Kerugian Akibat Investasi Bodong Tembus Rp 117 Triliun dalam 10 Tahun
Satuan Tugas (Satgas) Waspada Investasi mencatat, total kerugian masyarakat akibat investasi bodong mencapai Rp 117,5 triliun dalam kurun waktu 10 tahun atau sejak 2011 hingga awal tahun ini.
Ketua Satgas Waspada Investasi Tongam L. Tobing mengatakan, masyarakat masih mudah tergiur dengan penawaran dan janji keuntungan yang tidak wajar dalam waktu cepat oleh para pelaku investasi bodong tersebut.
Selain itu, banyaknya pelaku investasi bodong yang menggunakan tokoh agama dan tokoh masyarakat untuk menarik minat investasi juga menjadi salah satu pemicu kerugian tersebut.
Tongam mengatakan, pihaknya terus menggencarkan edukasi kepada masyarakat, serta melakukan pengumpulan data melalui sistem milik satgas waspada investasi.
"Hal itu dilakukan untuk melihat, bagaimana kami merespons secara dini. Karena prinsip kami, sebelum ada korban ya kita harus blokir begitu investasi-investasi bodong itu muncul," kata Tongam dalam Media Briefing Satgas Waspada Investasi, Senin (21/2).
Ia mengatakan, saat ini masih banyak masyarakat yang belum menyadari bahaya dari adanya investasi bodong tersebut. Hal itu terlihat dari banyaknya masyarakat yang menikmati hasil keuntungan dari investasi bodong tersebut, tanpa melapor kepada satgas.
"Banyak juga yang menikmati keuntungannya, tapi setelah rugi baru mereka lapor. Ini perlu juga adanya perubahan mindset di masyarakat," kata dia.

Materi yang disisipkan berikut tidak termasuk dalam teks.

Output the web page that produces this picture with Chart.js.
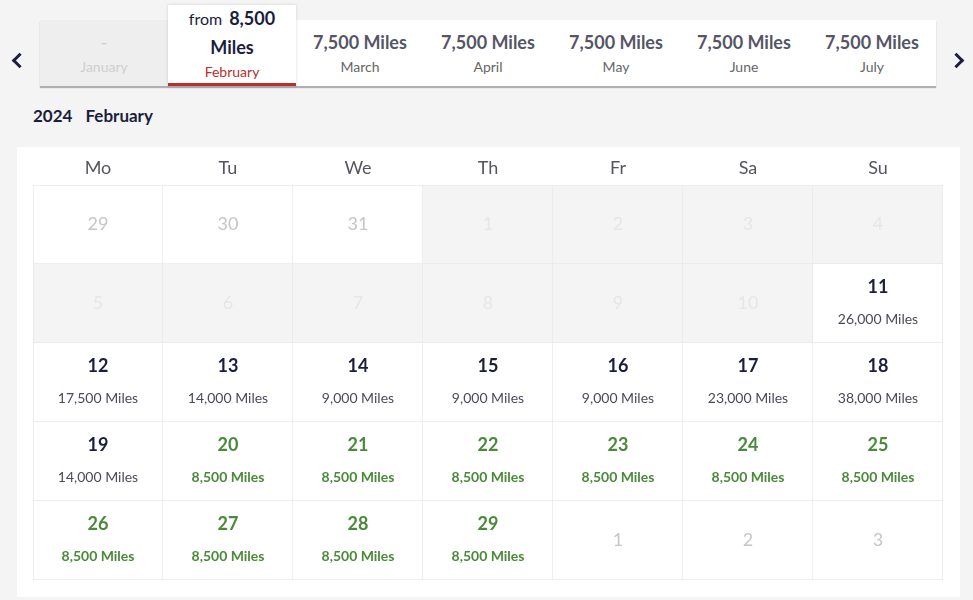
<!DOCTYPE html>
<html lang="en">
<head>
    <meta charset="UTF-8">
    <title>Award calendar</title>
    <script src="https://cdn.jsdelivr.net/npm/chart.js"></script>
    <style>
        body {
            margin: 0;
            width: 973px;
            height: 600px;
            background: #f4f4f4;
            font-family: Lato, "Open Sans", sans-serif;
            position: relative;
            overflow: hidden;
        }
        .arrow {
            position: absolute;
            top: 55px;
            width: 8px;
            height: 8px;
            border-top: 3px solid #1b1d3d;
            border-left: 3px solid #1b1d3d;
        }
        .arrow.prev { left: 14px; transform: rotate(-45deg); }
        .arrow.next { left: 951px; transform: rotate(135deg); }
        .tabs {
            position: absolute;
            left: 40px;
            top: 20px;
            width: 896px;
            height: 66px;
            background: white;
            box-shadow: 0 2px 1px rgba(0, 0, 0, 0.28);
        }
        .tab {
            position: absolute;
            top: 0;
            width: 128px;
            height: 66px;
            text-align: center;
        }
        .tab div {
            position: absolute;
            left: 0;
            right: 0;
            line-height: 20px;
        }
        .tab .miles { top: 12px; font-size: 18px; font-weight: 700; color: #555566; }
        .tab .month { top: 37px; font-size: 14px; color: #666; }
        .tab.off { background: #eeeeee; }
        .tab.off .miles, .tab.off .month { color: #cfcfcf; font-weight: 400; }
        .tab.sel {
            top: -15px;
            height: 78px;
            border-bottom: 3px solid #b8302c;
            box-shadow: 0 0 3px rgba(0, 0, 0, 0.15);
            z-index: 2;
            background: white;
        }
        .tab.sel .l1 { top: 3px; font-size: 18px; font-weight: 700; color: #1b1d3d; }
        .tab.sel .l1 span { font-weight: 400; font-size: 16px; margin-right: 7px; }
        .tab.sel .l2 { top: 32px; font-size: 18px; font-weight: 700; color: #1b1d3d; }
        .tab.sel .l3 { top: 57px; font-size: 14px; color: #b8302c; }
        .title {
            position: absolute;
            left: 33px;
            top: 106px;
            font-size: 17px;
            font-weight: 700;
            color: #1b1d3d;
            line-height: 20px;
        }
        .title span { margin-left: 13px; }
        .panel {
            position: absolute;
            left: 17px;
            top: 147px;
            width: 943px;
            height: 450px;
            background: white;
        }
    </style>
</head>
<body>
    <div class="arrow prev"></div>
    <div class="arrow next"></div>
    <div class="tabs" id="tabs"></div>
    <div class="title">2024<span>February</span></div>
    <div class="panel"><canvas id="cal" width="943" height="450"></canvas></div>
    <script>
        // month tabs
        const tabMonths = ['January', 'February', 'March', 'April', 'May', 'June', 'July'];
        const tabMiles = [null, 8500, 7500, 7500, 7500, 7500, 7500];
        const selectedTab = 1;

        // calendar grid (Mon..Sun, 5 weeks)
        const weekdays = ['Mo', 'Tu', 'We', 'Th', 'Fr', 'Sa', 'Su'];
        const dayNumbers = [
            29, 30, 31, 1, 2, 3, 4,
            5, 6, 7, 8, 9, 10, 11,
            12, 13, 14, 15, 16, 17, 18,
            19, 20, 21, 22, 23, 24, 25,
            26, 27, 28, 29, 1, 2, 3
        ];
        // 'other' = outside February, 'off' = no seats, 'on' = bookable
        const dayState = [
            'other', 'other', 'other', 'off', 'off', 'off', 'off',
            'off', 'off', 'off', 'off', 'off', 'off', 'on',
            'on', 'on', 'on', 'on', 'on', 'on', 'on',
            'on', 'on', 'on', 'on', 'on', 'on', 'on',
            'on', 'on', 'on', 'on', 'other', 'other', 'other'
        ];
        const dayMiles = [
            null, null, null, null, null, null, null,
            null, null, null, null, null, null, 26000,
            17500, 14000, 9000, 9000, 9000, 23000, 38000,
            14000, 8500, 8500, 8500, 8500, 8500, 8500,
            8500, 8500, 8500, 8500, null, null, null
        ];
        const lowestMiles = Math.min(...dayMiles.filter(m => m !== null));

        const fmt = n => n.toLocaleString('en-US');

        // build tabs
        const tabsEl = document.getElementById('tabs');
        tabMonths.forEach((m, i) => {
            const t = document.createElement('div');
            t.className = 'tab';
            t.style.left = (i * 128) + 'px';
            if (i === selectedTab) {
                t.classList.add('sel');
                t.innerHTML = '<div class="l1"><span>from</span>' + fmt(tabMiles[i]) + '</div>' +
                    '<div class="l2">Miles</div><div class="l3">' + m + '</div>';
            } else {
                if (tabMiles[i] === null) t.classList.add('off');
                t.innerHTML = '<div class="miles">' + (tabMiles[i] === null ? '-' : fmt(tabMiles[i]) + ' Miles') +
                    '</div><div class="month">' + m + '</div>';
            }
            tabsEl.appendChild(t);
        });

        const weeks = dayNumbers.length / 7;
        const datasets = [];
        for (let r = 0; r < weeks; r++) {
            datasets.push({
                label: 'week ' + (r + 1),
                data: weekdays.map(() => [r, r + 1]),
                backgroundColor: weekdays.map((d, c) => dayState[r * 7 + c] === 'off' ? '#f4f4f4' : '#ffffff'),
                borderColor: '#e8e8e8',
                borderWidth: ctx => ({
                    top: ctx.datasetIndex === 0 ? 1 : 0,
                    left: ctx.dataIndex === 0 ? 1 : 0,
                    right: 1,
                    bottom: 1
                }),
                borderSkipped: false,
                barPercentage: 1,
                categoryPercentage: 1
            });
        }

        const cellText = {
            id: 'cellText',
            afterDatasetsDraw(chart) {
                const ctx = chart.ctx;
                ctx.save();
                ctx.textAlign = 'center';
                ctx.textBaseline = 'middle';
                chart.data.datasets.forEach((ds, r) => {
                    chart.getDatasetMeta(r).data.forEach((bar, c) => {
                        const i = r * 7 + c;
                        const cx = bar.x;
                        const cy = (bar.y + bar.base) / 2;
                        const state = dayState[i];
                        if (state !== 'on') {
                            ctx.font = '400 18px Lato';
                            ctx.fillStyle = state === 'other' ? '#c6c6c6' : '#e6e6e6';
                            ctx.fillText(dayNumbers[i], cx, cy);
                            return;
                        }
                        const cheap = dayMiles[i] === lowestMiles;
                        ctx.font = '700 18px Lato';
                        ctx.fillStyle = cheap ? '#4a8a3a' : '#1b1d3d';
                        ctx.fillText(dayNumbers[i], cx, cy - 16);
                        ctx.font = (cheap ? '700' : '400') + ' 14px Lato';
                        ctx.fillStyle = cheap ? '#4a8a3a' : '#4a4a5a';
                        ctx.fillText(fmt(dayMiles[i]) + ' Miles', cx, cy + 16);
                    });
                });
                ctx.restore();
            }
        };

        new Chart(document.getElementById('cal'), {
            type: 'bar',
            data: { labels: weekdays, datasets: datasets },
            options: {
                responsive: false,
                animation: false,
                grouped: false,
                layout: { padding: { left: 16, right: 17, bottom: 17, top: 0 } },
                plugins: { legend: { display: false }, tooltip: { enabled: false } },
                scales: {
                    x: {
                        position: 'top',
                        grid: { display: false, drawTicks: false },
                        border: { display: false },
                        ticks: { font: { family: 'Lato', size: 18 }, color: '#555560', padding: 6 },
                        afterFit: s => { s.height = 38; }
                    },
                    y: {
                        display: false,
                        min: 0,
                        max: weeks,
                        reverse: true
                    }
                }
            },
            plugins: [cellText]
        });
    </script>
</body>
</html>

Oleh karena itu, pihaknya terus berupaya untuk menangani munculnya investasi-investasi bodong yang mengakibatkan kerugian besar di masyarakat.

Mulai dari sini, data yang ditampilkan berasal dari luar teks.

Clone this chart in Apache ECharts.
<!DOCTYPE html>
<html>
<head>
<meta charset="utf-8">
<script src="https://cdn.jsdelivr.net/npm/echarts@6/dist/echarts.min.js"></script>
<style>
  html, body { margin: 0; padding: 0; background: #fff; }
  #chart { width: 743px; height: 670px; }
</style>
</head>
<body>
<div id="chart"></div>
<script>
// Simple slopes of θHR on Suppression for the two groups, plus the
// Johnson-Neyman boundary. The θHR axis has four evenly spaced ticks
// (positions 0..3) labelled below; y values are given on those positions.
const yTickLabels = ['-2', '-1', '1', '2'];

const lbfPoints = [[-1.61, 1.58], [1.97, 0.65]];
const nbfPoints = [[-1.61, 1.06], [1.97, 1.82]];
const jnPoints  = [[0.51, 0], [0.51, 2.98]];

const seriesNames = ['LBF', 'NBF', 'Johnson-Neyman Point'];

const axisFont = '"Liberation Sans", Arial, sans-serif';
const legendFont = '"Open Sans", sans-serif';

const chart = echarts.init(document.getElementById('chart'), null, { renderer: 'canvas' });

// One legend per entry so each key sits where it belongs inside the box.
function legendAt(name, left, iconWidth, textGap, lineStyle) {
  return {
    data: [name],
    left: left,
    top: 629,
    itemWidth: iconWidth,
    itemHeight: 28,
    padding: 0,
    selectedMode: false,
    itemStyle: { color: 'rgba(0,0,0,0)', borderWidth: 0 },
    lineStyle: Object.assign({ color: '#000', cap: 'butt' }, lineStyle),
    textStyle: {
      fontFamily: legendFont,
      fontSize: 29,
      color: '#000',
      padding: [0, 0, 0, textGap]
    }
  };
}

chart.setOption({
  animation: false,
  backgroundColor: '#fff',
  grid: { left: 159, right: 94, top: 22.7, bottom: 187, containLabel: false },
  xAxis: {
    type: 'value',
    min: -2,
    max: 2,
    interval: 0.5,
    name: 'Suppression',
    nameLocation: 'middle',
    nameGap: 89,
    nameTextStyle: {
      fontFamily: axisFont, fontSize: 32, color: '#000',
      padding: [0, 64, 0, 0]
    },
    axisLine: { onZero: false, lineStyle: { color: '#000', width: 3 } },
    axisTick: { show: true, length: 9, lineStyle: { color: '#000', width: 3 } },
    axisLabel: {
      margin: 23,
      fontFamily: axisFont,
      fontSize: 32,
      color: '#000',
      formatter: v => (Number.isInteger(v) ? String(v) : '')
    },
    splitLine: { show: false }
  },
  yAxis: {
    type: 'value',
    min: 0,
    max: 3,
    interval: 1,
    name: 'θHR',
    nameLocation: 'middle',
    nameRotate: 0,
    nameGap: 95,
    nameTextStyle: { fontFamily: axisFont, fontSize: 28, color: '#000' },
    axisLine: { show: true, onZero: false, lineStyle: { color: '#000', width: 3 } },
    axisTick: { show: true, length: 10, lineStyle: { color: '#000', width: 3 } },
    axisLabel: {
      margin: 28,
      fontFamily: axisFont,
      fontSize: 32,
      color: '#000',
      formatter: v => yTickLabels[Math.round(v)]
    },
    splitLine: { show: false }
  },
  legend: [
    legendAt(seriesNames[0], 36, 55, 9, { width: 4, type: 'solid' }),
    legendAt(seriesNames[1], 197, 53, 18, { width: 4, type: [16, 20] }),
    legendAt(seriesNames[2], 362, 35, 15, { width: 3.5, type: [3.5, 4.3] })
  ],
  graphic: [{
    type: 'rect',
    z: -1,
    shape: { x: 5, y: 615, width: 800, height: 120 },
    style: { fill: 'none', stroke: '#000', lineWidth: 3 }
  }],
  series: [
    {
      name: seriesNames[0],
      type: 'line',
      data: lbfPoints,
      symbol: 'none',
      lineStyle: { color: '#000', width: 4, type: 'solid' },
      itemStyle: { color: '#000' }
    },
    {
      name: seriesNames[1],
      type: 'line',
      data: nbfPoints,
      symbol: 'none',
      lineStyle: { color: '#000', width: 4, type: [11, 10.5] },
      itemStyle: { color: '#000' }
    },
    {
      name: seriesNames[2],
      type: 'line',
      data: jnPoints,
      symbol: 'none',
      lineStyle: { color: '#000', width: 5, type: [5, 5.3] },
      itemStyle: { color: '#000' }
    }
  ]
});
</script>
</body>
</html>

Upaya yang dilakukan di antaranya, dengan melakukan rapat koordinasi dengan pemangku kepentingan, dan mengumumkan investasi-investasi ilegal kepada masyarakat.
Kemudian, pihaknya juga rutin melakukan pengawasan via daring dan mengajukan blokir situs dan aplikasi rutin kepada Kementerian Komunikasi dan Informatika (Kominfo), serta melaporkan kepada Bareskrim Polri.

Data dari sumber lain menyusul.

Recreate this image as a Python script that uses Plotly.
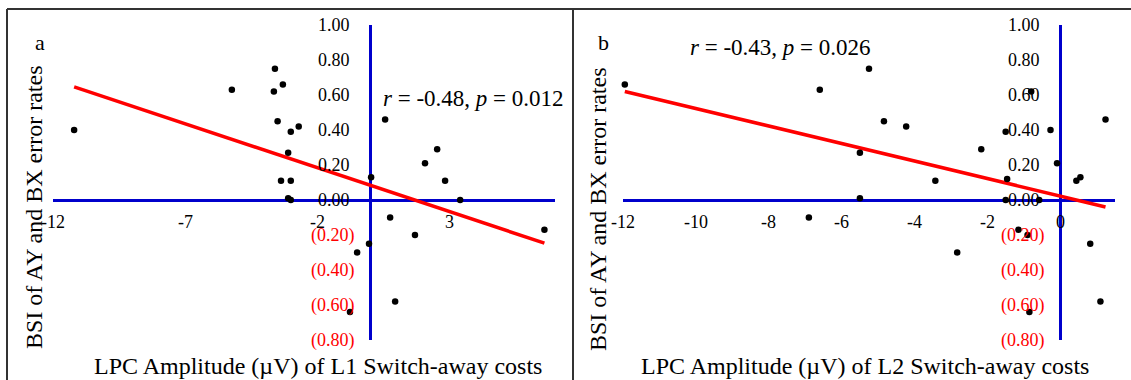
import numpy as np
import plotly.graph_objects as go

# ---- data ----
a_x = [-11.2, -5.23, -3.6, -3.64, -3.3, -3.5, -3.0, -2.7, -3.1, -3.37, -3.0, -3.1, -3.0,
       0.57, 0.04, 2.08, 2.54, 2.84, 3.41, 0.76, 1.7, -0.04, -0.49, 0.95, -0.76, 6.6]
a_y = [0.40, 0.63, 0.75, 0.62, 0.66, 0.45, 0.39, 0.42, 0.27, 0.11, 0.11, 0.01, 0.0,
       0.46, 0.13, 0.21, 0.29, 0.11, 0.0, -0.10, -0.20, -0.25, -0.30, -0.58, -0.64, -0.17]
b_x = [-11.95, -6.6, -5.25, -5.5, -5.5, -6.9, -4.84, -4.23, -3.43, -2.83, -2.17, -1.5, -1.46,
       -1.5, -1.15, -0.9, -0.8, -0.85, -0.58, -0.27, -0.09, 0.44, 0.55, 0.82, 1.1, 1.24]
b_y = [0.66, 0.63, 0.75, 0.27, 0.01, -0.10, 0.45, 0.42, 0.11, -0.30, 0.29, 0.39, 0.12,
       0.0, -0.17, -0.20, 0.62, -0.64, 0.0, 0.40, 0.21, 0.11, 0.13, -0.25, -0.58, 0.46]

y_ticks = [1.0, 0.8, 0.6, 0.4, 0.2, 0.0, -0.2, -0.4, -0.6, -0.8]
a_xticks = [-12, -7, -2, 3]
b_xticks = [-12, -10, -8, -6, -4, -2, 0]
a_range = [-12, 7]
b_range = [-12, 1.5]
y_range = [-0.8, 1.0]

stat_a = "<i>r</i> = -0.48, <i>p</i> = 0.012"
stat_b = "<i>r</i> = -0.43, <i>p</i> = 0.026"
x_title_a = "LPC Amplitude (µV) of L1 Switch-away costs"
x_title_b = "LPC Amplitude (µV) of L2 Switch-away costs"
y_title = "BSI of AY and BX error rates"

W, H = 1131, 380
FONT = "Liberation Serif"
BLUE = "#0000CC"
RED = "#FF0000"

fig = go.Figure()

panels = [
    dict(x=a_x, y=a_y, xr=a_range, xt=a_xticks, xa="x", ya="y"),
    dict(x=b_x, y=b_y, xr=b_range, xt=b_xticks, xa="x2", ya="y2"),
]

for p in panels:
    xs = np.array(p["x"]); ys = np.array(p["y"])
    m, c = np.polyfit(xs, ys, 1)
    lx = np.array([xs.min(), xs.max()])
    fig.add_trace(go.Scatter(x=lx, y=m * lx + c, mode="lines",
                             line=dict(color=RED, width=3.5),
                             xaxis=p["xa"], yaxis=p["ya"], showlegend=False, hoverinfo="skip"))
    fig.add_trace(go.Scatter(x=p["x"], y=p["y"], mode="markers",
                             marker=dict(color="black", size=6.5),
                             xaxis=p["xa"], yaxis=p["ya"], showlegend=False, cliponaxis=False))

def fmt(v):
    if v < 0:
        return f"({abs(v):.2f})"
    return f"{v:.2f}"

annotations = []
for p in panels:
    for v in y_ticks:
        annotations.append(dict(x=0, y=v, xref=p["xa"], yref=p["ya"], text=fmt(v),
                                showarrow=False, xanchor="right", yanchor="middle",
                                xshift=-18 if v >= 0 else -13,
                                font=dict(family=FONT, size=18, color=RED if v < 0 else "black")))
    for v in p["xt"]:
        annotations.append(dict(x=v, y=0, xref=p["xa"], yref=p["ya"], text=str(v),
                                showarrow=False, xanchor="center", yanchor="middle",
                                yshift=-22, font=dict(family=FONT, size=18, color="black")))

def px2x(px):
    return px / W

def px2y(py):
    return 1 - py / H

annotations += [
    dict(x=px2x(473), y=px2y(98), xref="paper", yref="paper", text=stat_a, showarrow=False,
         xanchor="center", yanchor="middle", font=dict(family=FONT, size=23, color="black")),
    dict(x=px2x(780), y=px2y(48), xref="paper", yref="paper", text=stat_b, showarrow=False,
         xanchor="center", yanchor="middle", font=dict(family=FONT, size=23, color="black")),
    dict(x=px2x(40), y=px2y(42), xref="paper", yref="paper", text="a", showarrow=False,
         xanchor="center", yanchor="middle", font=dict(family=FONT, size=22, color="black")),
    dict(x=px2x(603), y=px2y(42), xref="paper", yref="paper", text="b", showarrow=False,
         xanchor="center", yanchor="middle", font=dict(family=FONT, size=22, color="black")),
    dict(x=px2x(318), y=px2y(366), xref="paper", yref="paper", text=x_title_a, showarrow=False,
         xanchor="center", yanchor="middle", font=dict(family=FONT, size=24, color="black")),
    dict(x=px2x(865), y=px2y(366), xref="paper", yref="paper", text=x_title_b, showarrow=False,
         xanchor="center", yanchor="middle", font=dict(family=FONT, size=24, color="black")),
    dict(x=px2x(34), y=px2y(207), xref="paper", yref="paper", text=y_title, showarrow=False,
         textangle=-90, xanchor="center", yanchor="middle", font=dict(family=FONT, size=24, color="black")),
    dict(x=px2x(598), y=px2y(209), xref="paper", yref="paper", text=y_title, showarrow=False,
         textangle=-90, xanchor="center", yanchor="middle", font=dict(family=FONT, size=24, color="black")),
]

shapes = [
    dict(type="line", xref="paper", yref="paper", x0=px2x(7), x1=1, y0=px2y(9), y1=px2y(9),
         line=dict(color="#333333", width=2)),
    dict(type="line", xref="paper", yref="paper", x0=px2x(7), x1=px2x(7), y0=px2y(9), y1=0,
         line=dict(color="#333333", width=2)),
    dict(type="line", xref="paper", yref="paper", x0=px2x(573), x1=px2x(573), y0=px2y(9), y1=0,
         line=dict(color="#333333", width=2)),
]

axis_common = dict(showgrid=False, showticklabels=False, ticks="", showline=False,
                   zeroline=True, zerolinecolor=BLUE, zerolinewidth=2.5, fixedrange=True)

ydom = [px2y(340), px2y(25)]
fig.update_layout(
    width=W, height=H,
    margin=dict(l=0, r=0, t=0, b=0),
    paper_bgcolor="white", plot_bgcolor="white",
    xaxis=dict(domain=[px2x(53), px2x(555)], range=a_range, anchor="y", **axis_common),
    yaxis=dict(domain=ydom, range=y_range, anchor="x", **axis_common),
    xaxis2=dict(domain=[px2x(623), px2x(1115)], range=b_range, anchor="y2", **axis_common),
    yaxis2=dict(domain=ydom, range=y_range, anchor="x2", **axis_common),
    annotations=annotations,
    shapes=shapes,
    showlegend=False,
)

fig.write_html("out.html")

Lebih lanjut, ia mengatakan, dalam aktivitas investasi ilegal dana tidak dikembalikan sepenuhnya dan cukup sulit, terutama bila uang yang diinvestasikan sudah digunakan oleh para pelaku investasi untuk kegiatan yang tidak produktif.
Kemudian, ia mengimbau masyarakat untuk memperhatikan 2L, yakni legal dan logis. Ini sebagai upaya untuk menghindari jeratan investasi ilegal. Masyarakat harus memastikan status perizinan dari investasi yang ditawarkan, seperti badan hukum dan produk. Selain itu, masyarakat juga diimbau untuk mengecek kembali imbal hasil dan risiko dari investasi tersebut.
"Masyarakat perlu kita kembangkan awarenessnya agar tidak sembarangan mengisi data atau memberikan dana kepada lembaga yang tidak diketahui legalitasnya," ujarnya.